AUCKLAND, NEW ZEALAND – You gotta love the Kiwis. They have a reputation of being something like we Canadians. But when it comes to tourism, they certainly seem to be more “out there” than we are.
I’ll have some examples of this coming up in the next week or two, as I take you on a tour of Matamata (where they filmed much of The Lord of the Rings and The Hobbit), Rotorua (where I rode a sail-powered go-kart and a spinning contraption called a drift-kar), Picton and Marlborough (a wine tour and a kayak trip), Kaikoura (a chartered plane ride over whales and a MASSIVE pod of dolphins) and more. For now, though, here are a couple of inventive ways that New Zealanders have come up with to enjoy their biggest city, Auckland.
On Waiheke Island, a short ferry ride away from downtown and one of my favourite spots in the country, I took a great off-road ride through the woods and vineyards with SegWai (as in Segway Waiheke combined). My guide, Andrew Lanyon, was a great chap who, believe it or not, used to not only sell Calvin Klein perfume and high-end Bang and Olufsen stereo equipment to rock stars but also was a professional clown.
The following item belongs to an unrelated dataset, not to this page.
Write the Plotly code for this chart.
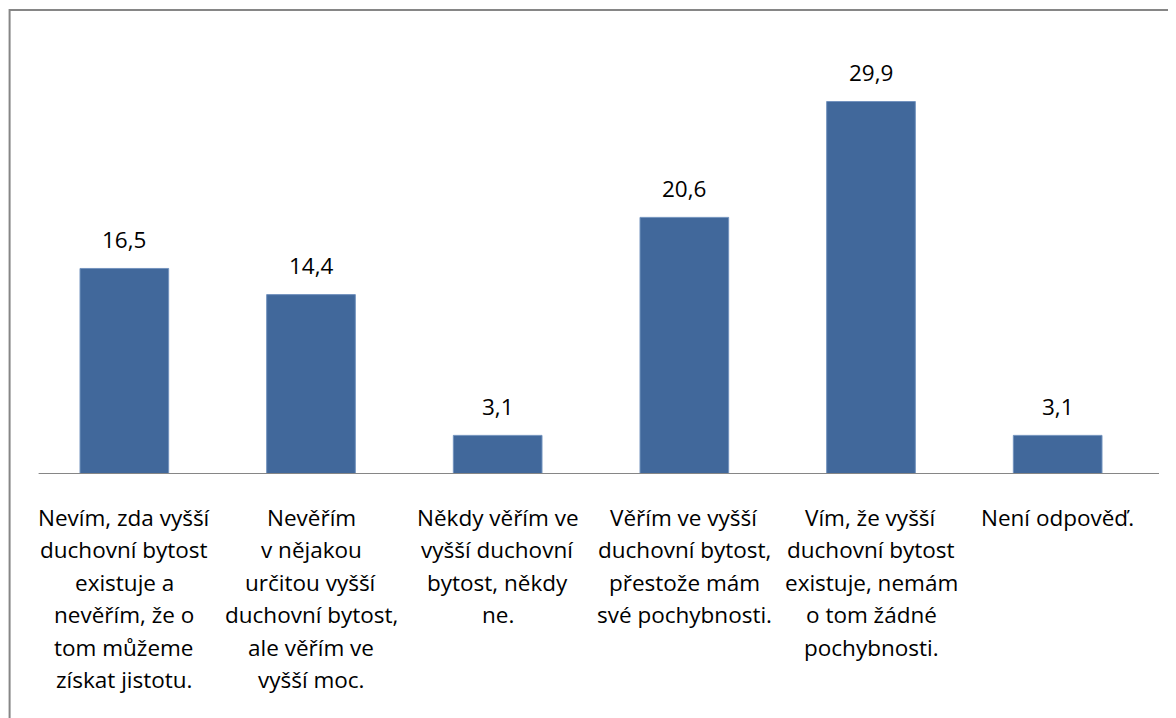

I’ve seen Segway vehicles around Auckland on a previous trip, but they were used on roads. Lanyon came up with the idea of using wide-tired Segways to help folks enjoy a bit of a motorized thrill while also touring the woods and vineyards and hills and dales of Waiheke, a place I would gladly retire to if my family weren’t so far away.
We started near the harbour, which makes it easier for visiting tourists on a day visit from Auckland. After a safety demonstration and some practice riding on the grass (a tad tricky but not hard to learn), we set off up the hill, winding through a thick forest and on up to Cable Bay vineyards and Mud Brick Winery. Both offer great views of the island’s rolling hills and deep blue bays. And both make excellent wine, not that I recommend sipping between Segway rides.
The vehicles also are able to traverse the beach, and we did a long ride along one of the island’s pretty beaches at low tide, rolling over rocks and stones and under arching trees to enjoy the seaside views.
We also managed to stop for a great gelato at Island Gelato in the cute town of Oneroa.
All told, a thoroughly fantastic way to enjoy Waiheke, one of the top attractions in the Auckland area.
Andrew even put together a video for me, which I hope you can see by clicking here.
The next morning was a brief tour of Auckland on the back of a Harley-Davidson with Bularangi Motorcycle Tours.
My experience with motorcycles is limited almost entirely to mopeds, although I recall riding my cousin’s Yamaha 175 cc motorcycle through the back roads of a tiny town called Shingle Springs, California when I was, oh, 16 years old. I’ve ridden lots of mopeds since but had only ridden on the back of a motorcycle once, and that was a moped in Athens with Mitch Potter of the Toronto Star back when I was covering the 2004 Olympics. It was slightly terrifying, as mopeds aren’t exactly big, stable vehicles and Athens traffic isn’t exactly a wonderful thing. Which is a long way of explaining that I was a tad nervous about the Harley ride.
My guide for the day,a grizzled and super-friendly guy named Kerry, put me at ease right away. He was gentle on the throttle and the bike was AMAZINGLY STEADY. I felt a little uneasy the first minute or two, but quickly relaxed and got into the rhythm of the ride.
Harleys are beautiful vehicles, and it was kinda cool to be wearing the big leather jacket and riding on one as we slid along Auckland’s pretty coastline. We rode through several pretty village areas along the water, including Tamaki Beach and Kohimarama. Didn’t have time to stop, but they look like great places to live; with the water so close by and great parks and cafes to enjoy.
I’ve done some fun tours in Canada, including a motorcycle sidecar visit in Halifax. But I’ve never been invited to ride a Segway through the vineyards of the Okanagan Valley or ride on the back of a Harley-Davidson motorcycle in Niagara. Let’s get to it, folks!
In addition to my tours, I had some time to enjoy the Heritage Hotel in Auckland. It’s built inside what used to be a large department store. My room had tons of space and a kitchen and good working space, as well as a great shower and bathroom. Breakfast is served in a lovely courtyard with tropical plants and high ceilings, and there’s a beautiful rooftop pool with views of the city and a small but good gym. It’s right downtown and only a short walk to the city’s vibrant waterfront.
Great location, great hotel and a fun, lively city. More to come on other great areas of New Zealand and unusual ways to get around and enjoy the scenery!